Im Auftrag des Bundesamts für Justiz und des Staatssekretariats für Wirtschaft (SECO) haben wir eine Regulierungsfolgenabschätzung zur CSRD gemacht, die u.a. auf der SECO-Website verfügbar ist. Die Studie zeigt, dass auf die berichtspflichtigen Unternehmen erhebliche Kosten zukommen. Sie müssen Personal einstellen oder bereitstellen und neue Geschäftsprozesse sowie IT-Systeme einführen, um die erforderlichen Daten zu erheben und zu verwalten. Auch die externe Prüfung durch eine Revisions- oder Konformitätsbewertungsstelle ist teuer. Je nach Unternehmensgrösse ist mit Kosten zwischen 90 000 und 700 000 Franken pro Jahr zu rechnen. Dies ist jedoch nur eine grobe Schätzung. Die tatsächlichen Kosten können deutlich höher liegen.

Die Berichterstattungspflicht kann aber auch Vorteile für die Unternehmen haben – und zwar nicht nur für solche, die die Nachhaltigkeitsberichte nutzen, um bessere Anlageentscheidungen zu treffen. Berichtspflichtige Unternehmen profitieren von einem verbesserten Zugang zu Kapital, einer höheren Kundenbindung und Mitarbeitermotivation sowie verbesserten Stakeholder-Beziehungen. Zahlreiche Studien belegen dies. Darüber hinaus können die erhobenen Daten für weitere Zwecke genutzt werden, beispielsweise für Prozessoptimierungen, Produktinnovationen oder ein besseres Management von Lieferkettenrisiken. Wir empfehlen daher immer, die neuen Berichtspflichten nicht als Compliance-Übung, sondern auch als Chance zu sehen.   

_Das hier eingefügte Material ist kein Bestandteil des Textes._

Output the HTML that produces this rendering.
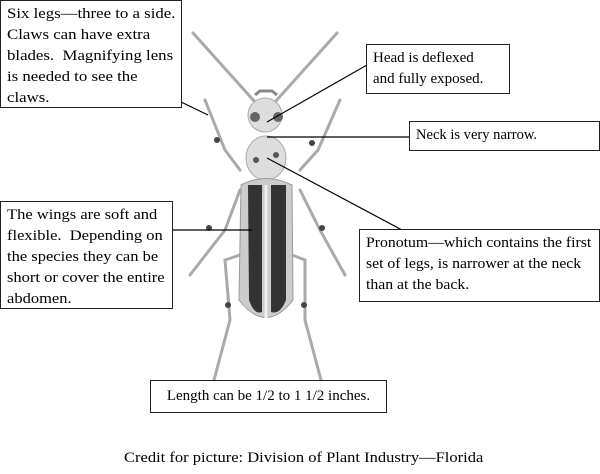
<!DOCTYPE html>
<html><head><style>
body{margin:0;background:#fff;width:600px;height:474px;position:relative;overflow:hidden;font-family:"Liberation Serif",serif;font-size:15px;color:#000}
.b{position:absolute;border:1.5px solid #222;background:#fff;line-height:21px;padding:3px 6px;box-sizing:border-box;white-space:nowrap}
.s{display:inline-block;transform-origin:0 0}
</style></head><body>
<svg width="600" height="474" style="position:absolute;left:0;top:0">
<g stroke="#aaa" stroke-width="3" stroke-linecap="round">
<line x1="193" y1="33" x2="255" y2="102"/><line x1="337" y1="33" x2="275" y2="102"/>
<polyline points="205,100 225,150 240,170" fill="none"/>
<polyline points="340,100 318,150 300,170" fill="none"/>
<polyline points="240,190 225,230 190,275" fill="none"/>
<polyline points="300,190 320,230 345,275" fill="none"/>
<polyline points="240,255 225,260 230,320 210,395" fill="none"/>
<polyline points="292,255 305,260 305,320 325,395" fill="none"/>
</g>
<g fill="#444"><circle cx="217" cy="140" r="3"/><circle cx="312" cy="143" r="3"/><circle cx="209" cy="228" r="3"/><circle cx="322" cy="228" r="3"/><circle cx="228" cy="305" r="3"/><circle cx="304" cy="305" r="3"/></g>
<ellipse cx="265" cy="115" rx="17" ry="17" fill="#ddd" stroke="#aaa"/>
<circle cx="255" cy="117" r="5" fill="#666"/><circle cx="278" cy="117" r="5" fill="#666"/>
<path d="M255,95 l5,-4 h12 l5,4" stroke="#888" stroke-width="3" fill="none"/>
<ellipse cx="266" cy="158" rx="20" ry="22" fill="#ddd" stroke="#aaa"/>
<circle cx="256" cy="160" r="3" fill="#555"/><circle cx="276" cy="155" r="3" fill="#555"/>
<path d="M241,185 Q266,172 292,185 L293,300 Q266,335 239,300 Z" fill="#ccc" stroke="#999"/>
<path d="M248,185 L249,300 Q254,315 262,312 L262,185 Z" fill="#333"/>
<path d="M271,185 L271,312 Q280,315 286,300 L286,185 Z" fill="#333"/>
<line x1="266" y1="185" x2="266" y2="318" stroke="#eee" stroke-width="3"/>
<g stroke="#000" stroke-width="1.2">
<line x1="150" y1="87" x2="208" y2="115"/>
<line x1="367" y1="65" x2="267" y2="122"/>
<line x1="409" y1="137" x2="267" y2="137"/>
<line x1="172" y1="230" x2="252" y2="230"/>
<line x1="402" y1="230" x2="267" y2="158"/>
</g>
</svg>
<div class="b" style="left:0;top:0;width:182px;height:108px"><span class="s" style="transform:scaleX(1.12)">Six legs—three to a side.<br>Claws can have extra<br>blades.&nbsp; Magnifying lens<br>is needed to see the<br>claws.</span></div>
<div class="b" style="left:366px;top:44px;width:144px;height:50px;padding-top:3px">Head is deflexed<br>and fully exposed.</div>
<div class="b" style="left:409px;top:121px;width:191px;height:30px;padding-top:3px"><span class="s" style="transform:scaleX(0.97)">Neck is very narrow.</span></div>
<div class="b" style="left:0;top:201px;width:173px;height:108px"><span class="s" style="transform:scaleX(1.1)">The wings are soft and<br>flexible.&nbsp; Depending on<br>the species they can be<br>short or cover the entire<br>abdomen.</span></div>
<div class="b" style="left:359px;top:229px;width:241px;height:73px"><span class="s" style="transform:scaleX(1.05)">Pronotum—which contains the first<br>set of legs, is narrower at the neck<br>than at the back.</span></div>
<div class="b" style="left:150px;top:380px;width:237px;height:33px;text-align:center;padding-top:5px">Length can be 1/2 to 1 1/2 inches.</div>
<div style="position:absolute;left:124px;top:450px;white-space:nowrap"><span class="s" style="transform:scaleX(1.1)">Credit for picture: Division of Plant Industry—Florida</span></div>
</body></html>
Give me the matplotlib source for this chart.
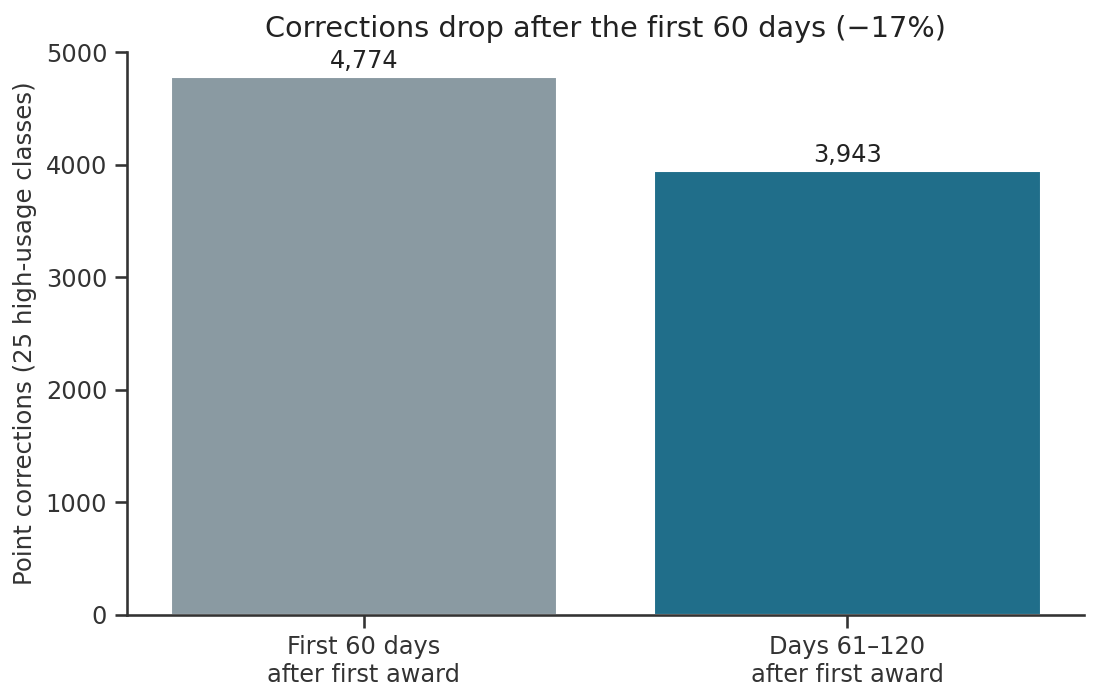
import matplotlib
matplotlib.use("Agg")
import matplotlib.pyplot as plt
import seaborn as sns

categories = ["First 60 days\nafter first award", "Days 61–120\nafter first award"]
values = [4774, 3943]
colors = ["#8A9AA2", "#206E8A"]
title = "Corrections drop after the first 60 days (−17%)"
ylabel = "Point corrections (25 high-usage classes)"

sns.set_theme(style="ticks")
plt.rcParams['font.family'] = ['DejaVu Sans']

fig = plt.figure(figsize=(1099/150, 698/150), dpi=150)
ax = fig.add_axes([127/1099, 1-615/698, (1084-127)/1099, (615-52)/698])
x = list(range(len(categories)))
bars = ax.bar(x, values, width=0.8, color=colors)
ax.set_ylim(0, 5000)
ax.set_xticks(x)
ax.set_xticklabels(categories, fontsize=11.5, color="#333333")
ax.tick_params(axis='y', labelsize=11.5, labelcolor="#333333", colors="#333333")
ax.tick_params(axis='x', colors="#333333")
for s in ["left", "bottom"]:
    ax.spines[s].set_color("#333333")
ax.set_ylabel(ylabel, fontsize=11.7, color="#333333")
ax.set_title(title, fontsize=13.8, color="#222222", pad=7)
ax.bar_label(bars, labels=[f"{v:,}" for v in values], padding=2, fontsize=11.5, color="#222222")
sns.despine(ax=ax)
fig.savefig("out.png", dpi=150)
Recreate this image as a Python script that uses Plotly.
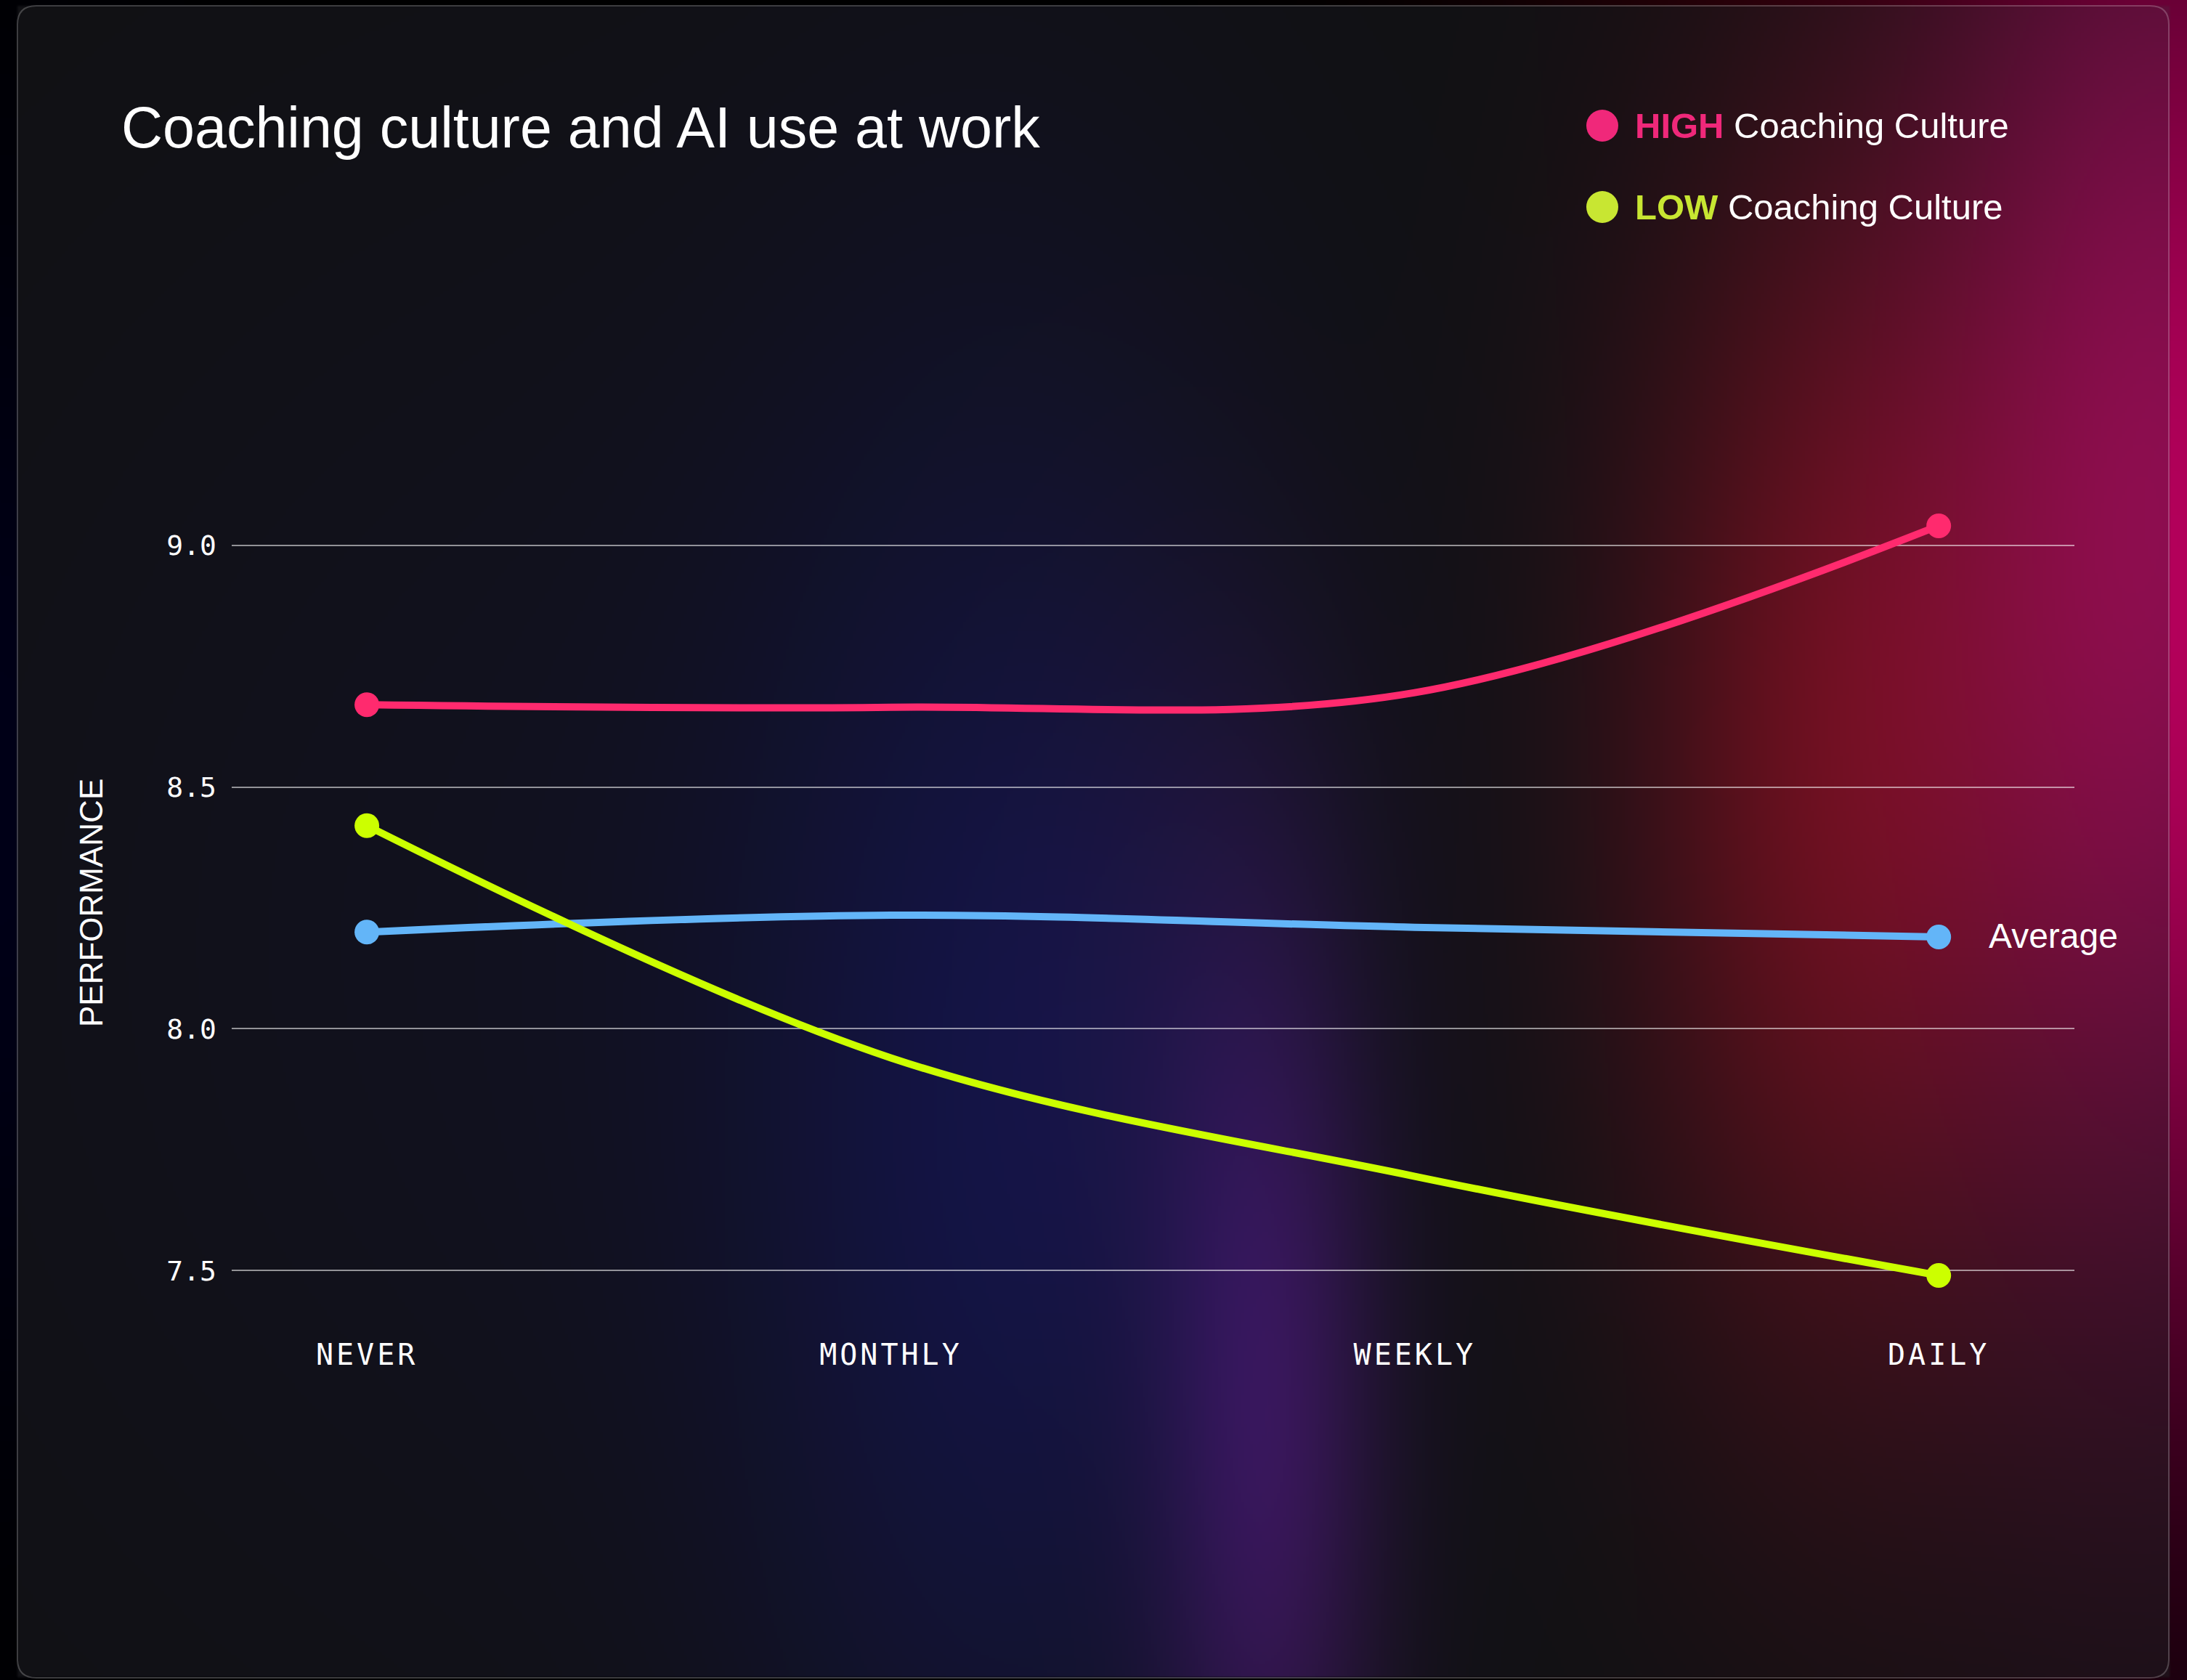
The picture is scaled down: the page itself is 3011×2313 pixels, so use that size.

Auf die Frage nach ihren Nachhaltigkeitsbemühungen sagen uns viele Unternehmen, dass sie lieber etwas tun, als darüber zu berichten. Aber um etwas Sinnvolles zu tun, muss ich wissen, wo ich ansetzen muss. Dazu braucht man Daten. Die Berichtspflicht setzt einen starken Anreiz, damit Unternehmen die Datenverfügbarkeit verbessern. 

 

Wo sollten Sie anfangen? 

Klären Sie als erstes, ob Ihr Unternehmen formal verpflichtet ist, einen Nachhaltigkeitsbericht zu erstellen. Da der Druck, wie bereits beschrieben, nicht nur vom Gesetzgeber ausgeht, sollten Sie zweitens unbedingt eine Stakeholderanalyse durchführen und prüfen, nach welchen Gesetzen Ihre Kunden und Investoren berichten müssen und welche Standards sie dabei verwenden. Dies sollte Ihnen ein gutes Bild davon geben, welche Anforderungen in Zukunft auf Ihr Unternehmen zukommen. 

Wenn Sie Ihren ersten Nachhaltigkeitsbericht erstellen, ist es wichtig, Prioritäten zu setzen. Der European Sustainability Reporting Standard umfasst über 1200 Datenpunkte. Diese reichen von Treibhausgasemissionen über die Anzahl gemeldeter Menschenrechtsverletzungen bis hin zu den Nettoeinnahmen von Kunden, die in kohlebezogenen Aktivitäten tätig sind. Für die meisten dürfte es praktisch unmöglich sein, alle Datenpunkte zu bedienen. Aber das müssen sie auch nicht.

Dritter Tipp: Konzentrieren Sie sich auf die Bereiche, in denen Ihre Geschäftstätigkeit einen wesentlichen (positiven oder negativen) Einfluss auf die Nachhaltigkeit hat (Inside-Out) und in denen Nachhaltigkeitsveränderungen einen wesentlichen (positiven oder negativen) Einfluss auf Ihr Geschäft haben (Outside-In). Dies geschieht in einer sogenannten Wesentlichkeitsanalyse. Das klingt kompliziert, ist aber eigentlich ganz einfach. Schwierig und aufwendig ist die Beschaffung der notwendigen Daten.